Being bold, disruptive and hungry to create that difference

KUALA LUMPUR: Orangebeam, formerly known as Perdana Builders Bhd, aims to disrupt the local construction sector via new technologies, backed by its impressive track record.


Plan to utilise its expertise to venture overseas was also on the cards, said Orangebeam Group chief executive officer Datuk Faris Yahaya in an interview recently.


“When I came on board, I wondered how we would move to the next stage to break away from the crowded market of construction companies and a brick-and-mortar industry.


“The industry is ready for change and the way to change this is through intentional disruption. It has to translate into value creation,” said Faris, who was former managing director of Cyberview Sdn Bhd.


He believes disrupting the traditional brick-and-mortar construction industry could result in value creation and would not only benefit the company but the industry and nation as a whole.


Examples include the use of artificial intelligence, robotics, sensors and Internet of Things devices to improve safety at construction sites. Technology can also help optimise manpower and enhance security.

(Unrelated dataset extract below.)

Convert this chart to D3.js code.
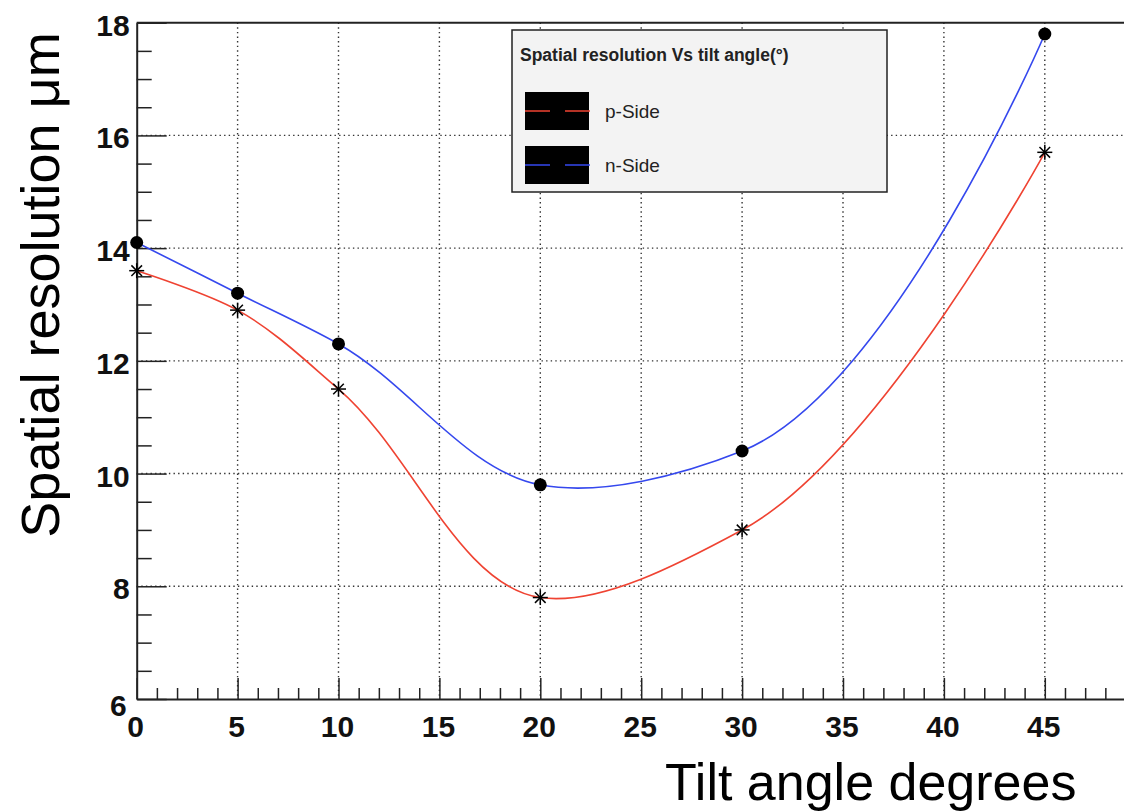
<!DOCTYPE html>
<html>
<head>
<meta charset="utf-8">
<script src="https://cdn.jsdelivr.net/npm/d3@7"></script>
<style>
  body { margin: 0; background: #fff; }
  svg { display: block; font-family: "Liberation Sans", Arial, sans-serif; }
</style>
</head>
<body>
<div id="chart"></div>
<script>
// DATA
let tilt_angles = [0, 5, 10, 20, 30, 45];
let p_side = [13.6, 12.9, 11.5, 7.8, 9.0, 15.7];
let n_side = [14.1, 13.2, 12.3, 9.8, 10.4, 17.8];

let x_major = [0, 5, 10, 15, 20, 25, 30, 35, 40, 45];
let y_major = [6, 8, 10, 12, 14, 16, 18];

let legend_title = "Spatial resolution Vs tilt angle(°)";
let series_names = ["p-Side", "n-Side"];

// CHART AREA
let width = 1124, height = 811;
let margin = {top: 22.7, left: 136.7, bottom: 699};

let svg = d3.select("#chart").append("svg")
    .attr("width", width)
    .attr("height", height);

// SCALES
let x = d3.scaleLinear().domain([0, 49]).range([margin.left, margin.left + 49 * 20.18]);
let y = d3.scaleLinear().domain([6, 18]).range([margin.bottom, margin.top]);

// GRID (dotted)
let grid = svg.append("g").attr("class", "grid")
    .attr("stroke", "#333").attr("stroke-width", 1.4).attr("stroke-dasharray", "1.4,3.2");

grid.selectAll(".vgrid").data(x_major.filter(d => d > 0))
    .enter().append("line")
    .attr("x1", d => x(d)).attr("x2", d => x(d))
    .attr("y1", y(18)).attr("y2", y(6));

grid.selectAll(".hgrid").data(y_major.filter(d => d > 6 && d < 18))
    .enter().append("line")
    .attr("x1", x(0)).attr("x2", width)
    .attr("y1", d => y(d)).attr("y2", d => y(d));

// AXES
let axisColor = "#222";

let xAxis = d3.axisBottom(x)
    .tickValues(d3.range(0, 49, 1))
    .tickSizeOuter(0)
    .tickFormat("");
let xAxisGroup = svg.append("g")
    .attr("transform", "translate(0," + y(6) + ")")
    .call(xAxis);
xAxisGroup.select(".domain").attr("stroke", axisColor).attr("stroke-width", 2);
xAxisGroup.selectAll(".tick line")
    .attr("stroke", axisColor).attr("stroke-width", 1.5)
    .attr("y2", d => d % 5 === 0 ? -21 : -11);

xAxisGroup.selectAll(".xlabel").data(x_major)
    .enter().append("text")
    .attr("x", d => x(d) - 1)
    .attr("y", 38)
    .attr("text-anchor", "middle")
    .attr("font-size", 30).attr("font-weight", "bold").attr("fill", "#111")
    .text(d => d);

let yAxis = d3.axisLeft(y)
    .tickValues(d3.range(6, 18.01, 0.5))
    .tickSizeOuter(0)
    .tickFormat("");
let yAxisGroup = svg.append("g")
    .attr("transform", "translate(" + x(0) + ",0)")
    .call(yAxis);
yAxisGroup.select(".domain").attr("stroke", axisColor).attr("stroke-width", 2);
yAxisGroup.selectAll(".tick line")
    .attr("stroke", axisColor).attr("stroke-width", 1.5)
    .attr("x2", d => d % 2 === 0 ? 30 : 15);

yAxisGroup.selectAll(".ylabel").data(y_major)
    .enter().append("text")
    .attr("x", d => d === 6 ? -10 : -7)
    .attr("y", d => y(d) + (d === 6 ? 17 : 13))
    .attr("text-anchor", "end")
    .attr("font-size", 30).attr("font-weight", "bold").attr("fill", "#111")
    .text(d => d);

// top frame
svg.append("line")
    .attr("x1", x(0)).attr("x2", width)
    .attr("y1", y(18)).attr("y2", y(18))
    .attr("stroke", axisColor).attr("stroke-width", 2);

// AXIS TITLES
svg.append("text")
    .attr("transform", "translate(59," + 285 + ") rotate(-90)")
    .attr("text-anchor", "middle")
    .attr("font-size", 54).attr("fill", "#000")
    .text("Spatial resolution μm");

svg.append("text")
    .attr("x", 665).attr("y", 800)
    .attr("font-size", 52).attr("fill", "#000")
    .text("Tilt angle degrees");

// LEGEND
let legend = svg.append("g").attr("transform", "translate(512,30)");
legend.append("rect")
    .attr("width", 375).attr("height", 162)
    .attr("fill", "#f3f3f3").attr("stroke", "#222").attr("stroke-width", 1.5);
legend.append("text")
    .attr("x", 8).attr("y", 31)
    .attr("font-size", 17.5).attr("font-weight", "bold").attr("fill", "#222")
    .text(legend_title);

let colors = ["#ef4332", "#3548ee"];
series_names.forEach((name, i) => {
    let row = legend.append("g").attr("transform", "translate(13," + (62 + i * 54) + ")");
    row.append("rect").attr("width", 64).attr("height", 38).attr("fill", "#000");
    row.append("line")
        .attr("x1", 0).attr("x2", 67).attr("y1", 19).attr("y2", 19)
        .attr("stroke", colors[i]).attr("stroke-width", 1.6)
        .attr("stroke-dasharray", "25,15");
    row.append("text")
        .attr("x", 80).attr("y", 26)
        .attr("font-size", 19).attr("fill", "#222")
        .text(name);
});

// CURVES
let line = d3.line()
    .x(d => x(d[0]))
    .y(d => y(d[1]))
    .curve(d3.curveCatmullRom.alpha(1));

let p_points = tilt_angles.map((a, i) => [a, p_side[i]]);
let n_points = tilt_angles.map((a, i) => [a, n_side[i]]);

svg.append("path").datum(p_points)
    .attr("d", line).attr("fill", "none")
    .attr("stroke", colors[0]).attr("stroke-width", 1.6);
svg.append("path").datum(n_points)
    .attr("d", line).attr("fill", "none")
    .attr("stroke", colors[1]).attr("stroke-width", 1.6);

// MARKERS
// p-side: asterisks
let stars = svg.selectAll(".star").data(p_points)
    .enter().append("g")
    .attr("class", "star")
    .attr("transform", d => "translate(" + x(d[0]) + "," + y(d[1]) + ")");
[0, 45, 90, 135].forEach(angle => {
    stars.append("line")
        .attr("x1", -7.5).attr("x2", 7.5).attr("y1", 0).attr("y2", 0)
        .attr("transform", "rotate(" + angle + ")")
        .attr("stroke", "#000").attr("stroke-width", 1.5);
});

// n-side: filled circles
svg.selectAll(".dot").data(n_points)
    .enter().append("circle")
    .attr("class", "dot")
    .attr("cx", d => x(d[0]))
    .attr("cy", d => y(d[1]))
    .attr("r", 6.5)
    .attr("fill", "#000");
</script>
</body>
</html>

“There is also a social impact. Youngsters today are not interested to work in brick-and-mortar businesses. We want to capture the talents that we have in the country, rather than they go to other industries.


“This would give the industry sustainability moving forward and create job opportunities for Malaysians at large,” added Faris, who has more than 25 years of experience in audit, banking, financial advisory and consultancy services.


Orangebeam’s track record of completed projects includes Sasana Kijang, Menara Felda, Pavilion Residences, Bangsar Shopping Centre, the Finance Ministry building, berthing terminals at Westport, Manipal International University and housing development at Precinct 16 Putrajaya.


The current outstanding order book for the group is RM1.1 billion, made up of five projects.

Faris said studies showed that the construction sector was one of the least digitised and the outlook was bright given the growth in infrastructure spending forecast for Malaysia and the region.


“Countries like the Philippines and Vietnam are at the forefront of ramping up their infrastructure spending and it is opportune for a company like us to take a lead, here, but also expand our presence beyond our shores. The usage of technology can give us the edge. That’s the only way to differentiate ourselves.”


He said expanding overseas was part of Orangebeam’s five-year blueprint because infrastructure in Malaysia was quite matured as the country headed towards developed nation status.


“The timing is right for us, while we look at digitising ourselves and disrupting our business, we can make an impact beyond Malaysian shores,”


Faris said although he was an accountant by qualification and not an engineer, his experience in building the ecosystem in Cyberjaya had taught him that many things could be achieved with collaboration between people of different expertise.